Esos patinazos de Cullum se extendieron hasta el concierto de Robert Glasper, talentoso y prometedor pianista que tomó un desvío por el hip-hop hace un tiempo. La versión en directo de su Experiment se le queda un poco coja; al fin y al cabo, la gracia del proyecto es la mezcla de jazz y de hip-hop, y con su cuarteto (bajo, batería, teclados y saxo/voz) no suena ni a lo uno ni a lo otro. Su música no parece del futuro ni del presente, sino de una tierra de nadie en la que es difícil saber hacia dónde va o el sentido de la misma. El saxofonista Casey Benjamin, que ya empezó a tontear con el vocoder en el grupo Blackout de Stefon Harris, está lejos de suplir la presencia de un buen vocalista o, lo que realmente hubiese salvado la noche: un buen par de raperos.
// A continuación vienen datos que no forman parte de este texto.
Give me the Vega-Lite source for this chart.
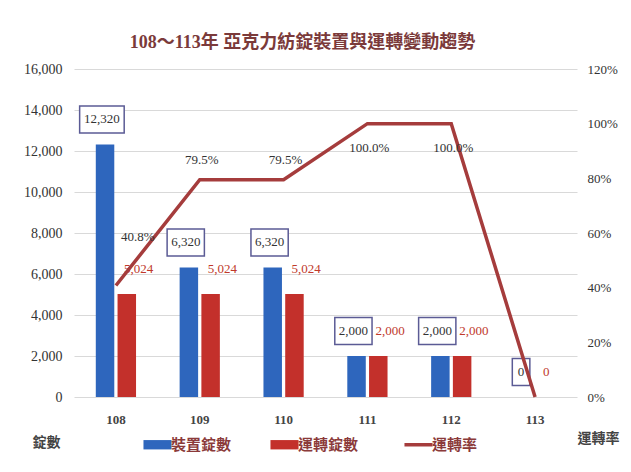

Afortunadamente, la rítmica de Derrick Hodge y Mark Colenburg sostenía el concierto, pero ni las partes solistas de Glasper (curiosamente influenciado por Chick Corea, y más lejos de su referencial Herbie Hancock), ni la escapada al saxo de Benjamin, estuvieron a la altura.

Y luego está el asunto de las versiones. Porque uno puede soportar otra mala versión del «Get Lucky» de Daft Punk en una misma noche, e incluso la enésima relectura del «Smells Like Teen Spirit» de Nirvana. Pero tocar «No Church In The Wild» de Jay-Z y Kanye West con Benjamin cantando -vocoder mediante- las partes del prodigioso Frank Ocean, es salirse del tiesto de forma escandalosa. Glasper es un músico valioso, y si se centra en el futuro puede hacer cosas muy importantes, pero debería saber que, con las cosas de comer, no se juega.

Por suerte, la noche se saldó con la infalible Shibusa Shirazu Orchestra, que renovó su memorable éxito del Jazzaldia de 2010. Con una veintena de japoneses sobre el escenario -entre músicos y bailarines-, la orquesta es una imparable máquina de groove e intensidad en la que improvisación, los ritmos frenéticos y la interacción entre música y espectáculo se aúnan para diseñar un show deslumbrante. Si Frank Zappa y Charles Mingus fuesen japoneses y montasen una orquesta, no sonaría muy alejada de lo que se escuchó en la Zurriola de madrugada. Como para no quedarse fascinado.